Gap -  Hautes-Alpes

Mon vrai nom est Elisabeth

Adèle Yon

Ed. du Sous-sol, 2025

 











 

 

Ce récit tient à la fois du roman autobiographique et de l’essai féministe. Adèle Yon est chercheuse en sociologie, elle enquête auprès des membres de sa famille et fait des recherches d’archives afin de comprendre ce qui est arrivé à son arrière-grand-mère, lobotomisée puis internée dans un hôpital psychiatrique pendant 17 ans.

Elisabeth est dite « Betsy », Adèle Yon ne l’a pas connue. Betsy a été diagnostiquée schizophrène dans les années 1950. Depuis, la schizophrénie est une histoire de famille. Plusieurs membres de sa famille ont alerté l’auteure sur sa prédisposition à développer cette pathologie. Curieuse et inquiète, elle questionne son entourage afin de comprendre qui était Betsy. Mais celle-ci est un « non-sujet », ses enfants et petits-enfants ne la voyaient que rarement. Depuis sa mort, plus personne ne parle d’elle. Il reste seulement le souvenir d’une vieille dame un peu folle, avec une cavité de chaque côté du front.
Dans cette famille bourgeoise, les secrets sont nombreux. Qui est Betsy, pourquoi a-t-elle laissé si peu de souvenirs ? Pourquoi ses six enfants l’ont si peu vue ? L’auteure découvre, au fil de ses recherches, qu’à la suite d’un diagnostic de schizophrénie et afin de la « guérir », son mari lui a imposé plusieurs séries d’électrochocs ainsi qu’une cure de Sakel. Puis, il a négocié auprès des médecins afin qu’elle subisse une lobotomie, opération qui pouvait, selon lui, la rendre à nouveau normale et adaptée à leur monde patriarcal. Après ces traitements, elle ne lui convient toujours pas et il l’a fait interner dans un hôpital psychiatrique. 
Libérée de cet hôpital grâce à plusieurs réformes législatives, elle retrouve sa liberté, mais est à jamais diminuée par tout ce qu’elle a subi.

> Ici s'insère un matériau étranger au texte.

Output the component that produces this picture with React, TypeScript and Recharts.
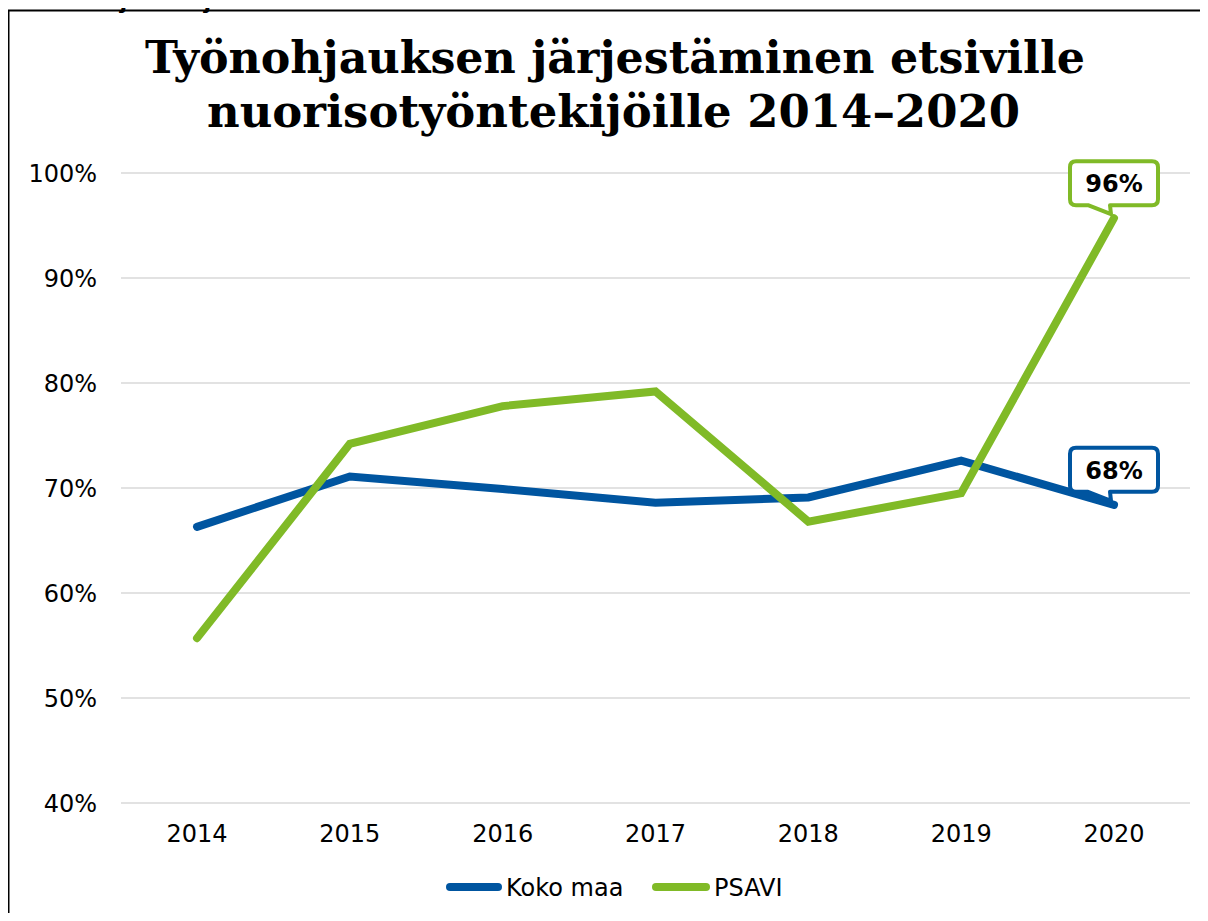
import React from 'react';
import { LineChart, Line, XAxis, YAxis, CartesianGrid, LabelList } from 'recharts';

const years = ['2014', '2015', '2016', '2017', '2018', '2019', '2020'];
const kokoMaa = [66.3, 71.1, 69.9, 68.6, 69.1, 72.6, 68.4];
const psavi = [55.7, 74.2, 77.8, 79.2, 66.8, 69.5, 95.7];
const yTicks = [40, 50, 60, 70, 80, 90, 100];

const titleLines = ['Työnohjauksen järjestäminen etsiville', 'nuorisotyöntekijöille 2014–2020'];
const topText = 'maassa ja Pohjois-Suomen aluehallintoviraston alueella vuosina 2014–2020';

const BLUE = '#0055A0';
const GREEN = '#80BA27';

const series = [
  { key: 'kokoMaa', name: 'Koko maa', color: BLUE },
  { key: 'psavi', name: 'PSAVI', color: GREEN },
];

const data = years.map((y, i) => ({ year: y, kokoMaa: kokoMaa[i], psavi: psavi[i] }));

const FONT = '"DejaVu Sans", Verdana, sans-serif';

const makeCallout = (color: string) => (props: any) => {
  const { x, y, value, index } = props;
  if (index !== years.length - 1) return null;
  const l = x - 44, r = x + 44, t = y - 57, b = y - 13, rad = 6;
  const d = `M ${l + rad} ${t} H ${r - rad} Q ${r} ${t} ${r} ${t + rad} V ${b - rad} Q ${r} ${b} ${r - rad} ${b} H ${x - 4} L ${x - 3} ${y - 4} L ${x - 26} ${b} H ${l + rad} Q ${l} ${b} ${l} ${b - rad} V ${t + rad} Q ${l} ${t} ${l + rad} ${t} Z`;
  return (
    <g>
      <path d={d} fill="#fff" stroke={color} strokeWidth={4} strokeLinejoin="round" />
      <text x={x} y={y - 26} textAnchor="middle" fontFamily={FONT} fontWeight="bold" fontSize={24} fill="#000">
        {`${Math.round(value)}%`}
      </text>
    </g>
  );
};

export default function App() {
  return (
    <div style={{ position: 'relative', width: 1208, height: 921, margin: -8, overflow: 'hidden', background: '#fff' }}>
      <svg width={1208} height={921} style={{ position: 'absolute', left: 0, top: 0 }}>
        <line x1={8} y1={10.5} x2={1208} y2={10.5} stroke="#000" strokeWidth={2} />
        <line x1={8.5} y1={10} x2={8.5} y2={921} stroke="#000" strokeWidth={2} />
        <text x={145} y={73} fontFamily='"DejaVu Serif", Georgia, serif' fontWeight="bold" fontSize={44} textLength={940} lengthAdjust="spacingAndGlyphs" fill="#000">
          {titleLines[0]}
        </text>
        <text x={207} y={127} fontFamily='"DejaVu Serif", Georgia, serif' fontWeight="bold" fontSize={44} textLength={813} lengthAdjust="spacingAndGlyphs" fill="#000">
          {titleLines[1]}
        </text>
      </svg>
      <div
        style={{
          position: 'absolute',
          left: 9,
          top: -15,
          height: 26,
          lineHeight: '26px',
          fontFamily: '"Liberation Sans", Arial, sans-serif',
          fontWeight: 'bold',
          fontSize: 28,
          whiteSpace: 'nowrap',
          color: '#000',
        }}
      >
        {topText}
      </div>
      <div style={{ position: 'absolute', left: 0, top: 0 }}>
        <LineChart width={1208} height={921} data={data} margin={{ top: 173, right: 18, bottom: 88, left: 21 }}>
          <CartesianGrid vertical={false} stroke="#d9d9d9" strokeWidth={1.5} />
          <XAxis
            dataKey="year"
            padding={{ left: 76, right: 76 }}
            axisLine={false}
            tickLine={false}
            tickSize={0}
            tickMargin={22}
            height={30}
            tick={{ fontFamily: FONT, fontSize: 24, fill: '#000' }}
          />
          <YAxis
            domain={[40, 100]}
            ticks={yTicks}
            width={100}
            axisLine={false}
            tickLine={false}
            tickSize={0}
            tickMargin={24}
            tickFormatter={(v: number) => `${v}%`}
            tick={{ fontFamily: FONT, fontSize: 24, fill: '#000' }}
          />
          {series.map((s) => (
            <Line
              key={s.key}
              dataKey={s.key}
              name={s.name}
              stroke={s.color}
              strokeWidth={8}
              strokeLinecap="round"
              dot={false}
              activeDot={false}
              isAnimationActive={false}
            >
              <LabelList dataKey={s.key} content={makeCallout(s.color)} />
            </Line>
          ))}
        </LineChart>
      </div>
      <svg width={1208} height={921} style={{ position: 'absolute', left: 0, top: 0, pointerEvents: 'none' }}>
        {series.map((s, i) => {
          const x0 = i === 0 ? 446 : 652;
          const len = i === 0 ? 56 : 58;
          return (
            <g key={s.key}>
              <line x1={x0 + 4} y1={887} x2={x0 + len - 4} y2={887} stroke={s.color} strokeWidth={8} strokeLinecap="round" />
              <text x={x0 + len + 4} y={896} fontFamily={FONT} fontSize={24} fill="#000">
                {s.name}
              </text>
            </g>
          );
        })}
      </svg>
    </div>
  );
}
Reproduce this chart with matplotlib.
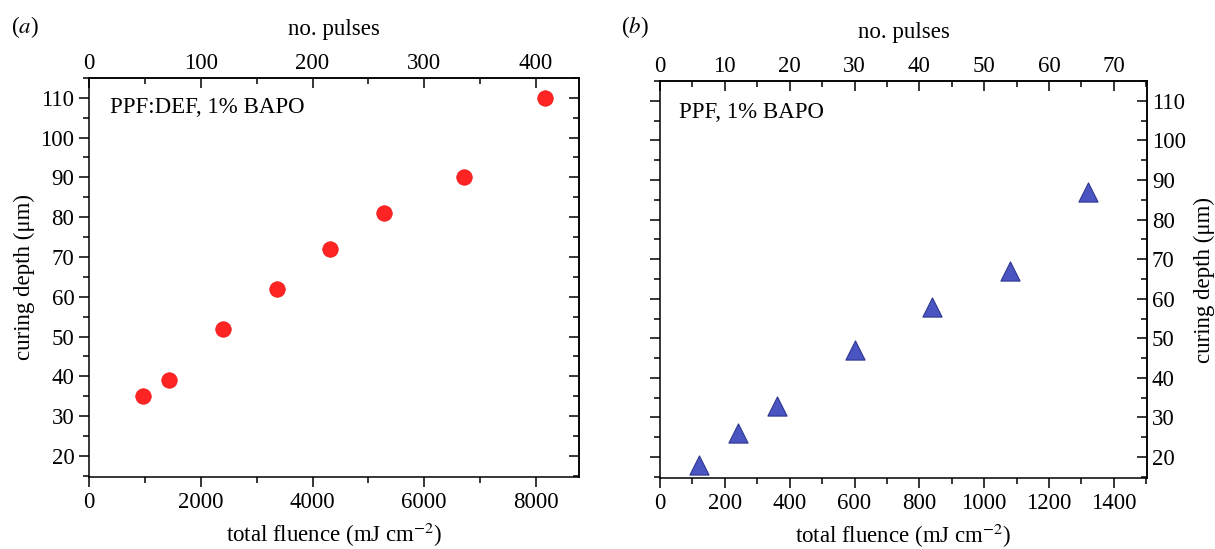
import numpy as np
import matplotlib.pyplot as plt
from matplotlib.ticker import MultipleLocator

plt.rcParams['font.family'] = ['Liberation Serif', 'DejaVu Serif']
plt.rcParams['mathtext.fontset'] = 'stix'
plt.rcParams['axes.linewidth'] = 1.1

# panel (a): PPF:DEF, 1% BAPO
fluence_a = [960, 1440, 2400, 3360, 4320, 5280, 6720, 8160]
depth_a = [35, 39, 52, 62, 72, 81, 90, 110]
# panel (b): PPF, 1% BAPO
fluence_b = [120, 240, 360, 600, 840, 1080, 1320]
depth_b = [18, 26, 33, 47, 58, 67, 87]

pulse_energy = 20.0  # mJ cm^-2 per pulse
fs = 16.5

fig = plt.figure(figsize=(12.15, 5.49), dpi=100)
axa = fig.add_axes([0.0733, 0.1311, 0.4033, 0.727])
axb = fig.add_axes([0.5432, 0.1293, 0.4008, 0.723])


def style(ax, xmax, xmaj, xmin_, pmaj, pmin, ylabel_side):
    ax.set_ylim(14.7, 115)
    ax.set_xlim(0, xmax)
    ax.xaxis.set_major_locator(MultipleLocator(xmaj))
    ax.xaxis.set_minor_locator(MultipleLocator(xmin_))
    ax.yaxis.set_major_locator(MultipleLocator(10))
    ax.yaxis.set_minor_locator(MultipleLocator(5))
    ax.tick_params(which='both', direction='out', labelsize=fs, width=1.1,
                   top=False, right=False)
    ax.tick_params(which='major', length=7)
    ax.tick_params(which='minor', length=4.5)
    ax.set_xlabel('total fluence (mJ cm$^{-2}$)', fontsize=fs, labelpad=6)

    top = ax.secondary_xaxis('top', functions=(lambda f: f / pulse_energy,
                                               lambda p: p * pulse_energy))
    top.xaxis.set_major_locator(MultipleLocator(pmaj))
    top.xaxis.set_minor_locator(MultipleLocator(pmin))
    top.tick_params(which='both', direction='in', labelsize=fs, width=1.1, pad=3)
    top.tick_params(which='major', length=7)
    top.tick_params(which='minor', length=4.5)
    top.set_xlabel('no. pulses', fontsize=fs, labelpad=13)

    rt = ax.secondary_yaxis('right')
    rt.yaxis.set_major_locator(MultipleLocator(10))
    rt.yaxis.set_minor_locator(MultipleLocator(5))
    rt.tick_params(which='both', direction='in', labelsize=fs, width=1.1)
    rt.tick_params(which='major', length=7)
    rt.tick_params(which='minor', length=4.5)
    if ylabel_side == 'left':
        rt.tick_params(labelright=False)
        ax.set_ylabel('curing depth (μm)', fontsize=fs, labelpad=4)
    else:
        ax.tick_params(axis='y', labelleft=False)
        rt.set_ylabel('curing depth (μm)', fontsize=fs, labelpad=6)


axa.scatter(fluence_a, depth_a, s=125, color='#ff2424', edgecolors='#f01818',
            linewidths=0.5, zorder=3, clip_on=False)
style(axa, 8772, 2000, 1000, 100, 50, 'left')
axa.text(0.043, 0.927, 'PPF:DEF, 1% BAPO', transform=axa.transAxes,
         fontsize=fs, va='center', ha='left')

axb.scatter(fluence_b, depth_b, s=190, marker='^', color='#4a55c2',
            edgecolors='#2e3690', linewidths=0.8, zorder=3, clip_on=False)
style(axb, 1502, 200, 100, 10, 5, 'right')
axb.text(0.04, 0.92, 'PPF, 1% BAPO', transform=axb.transAxes,
         fontsize=fs, va='center', ha='left')

fig.text(0.009, 0.951, '($\\mathit{a}$)', fontsize=fs, va='center', ha='left')
fig.text(0.511, 0.951, '($\\mathit{b}$)', fontsize=fs, va='center', ha='left')

fig.savefig('out.png', dpi=100)
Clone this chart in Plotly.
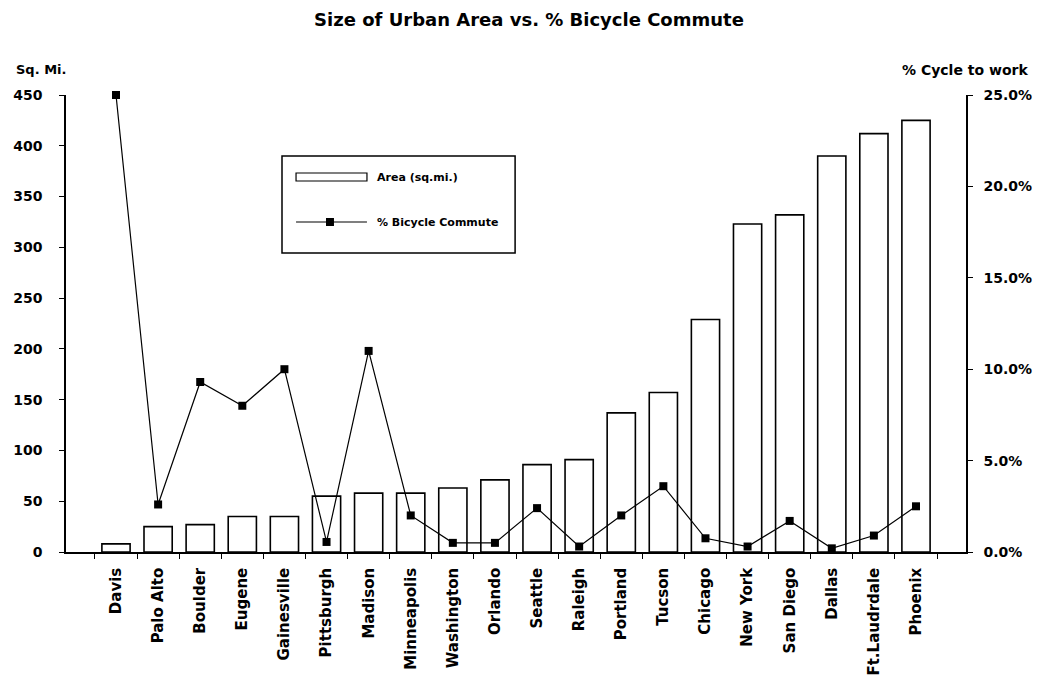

L’ouvrage est une plongée dans la psychiatrie des années 1950, une période où cette spécialité médicale, mais aussi la société tout entière, est marquée par la misogynie. L’homme décide et peut disposer du corps des femmes comme il l’entend.
Au cours du récit on découvre que Betsy était en réalité une femme libre. Elle voulait se marier afin de fuir son cadre familial incestueux. Mais elle s’est trop rapidement mariée avec un homme violent. Il n’acceptait pas qu’elle puisse disposer de son corps, choisir d’avoir ou non des relations sexuelles et des enfants. Il voulait en faire la parfaite femme au foyer, soumise, gentille et serviable. Elle ne correspondait pas au modèle que l’on attendait d’une femme bourgeoise des années 1950. Son mari l’a donc fait passer pour folle a négocié avec des médecins afin de la faire diagnostiquer schizophrène. Puis il lui a imposé une lobotomie.

En parallèle de ses recherches sur sa famille, Adèle Yon enquête sur la lobotomie. Cette pratique, réalisée pour la première fois en 1935, a sévi jusque dans les années 1960. D’après ses recherches, la grande majorité des personnes opérées en France étaient des femmes (84%) souvent forcées par leur mari parce qu’elles ne convenaient pas à l’ordre patriarcal en place. « La question n’est pas : est-ce que la lobotomie guérit ? La question est : la lobotomie permet-elle de limiter les préjudices que le comportement du malade porte à son entourage ? Ainsi, à la suite d’une lobotomie, une patiente est déclarée guérie en fonction de sa seule capacité à évoluer dans un milieu sans en troubler l’ordre », en conclut l’auteure.
La lobotomie est une opération risquée, elle diminue cognitivement et affectivement un individu. Les personnes sont opérées seulement afin de devenir conformes aux exigences sociales, quitte à ce qu’elles deviennent abêties, apathiques, qu’elles présentent une incapacité mentale, ou même qu’elles risquent d’en mourir.

La lobotomie qui consiste à sectionner ou à altérer la substance blanche d’un lobe cérébral. Elle est désormais interdite dans de nombreux pays et n'est plus considérée comme une bonne pratique dans la médecine actuelle. Dès les années 1950, de sérieux doutes concernant cette opération commencent à se faire entendre dans différents domaines médicaux, notamment du fait de sa nature irréversible et barbare. Elle deviendra de plus en plus rare mais continuera jusque dans les années 1980. Les effets sur le patient sont de l'apathie et de l'indifférence, et peuvent également entrainer des douleurs extrêmes.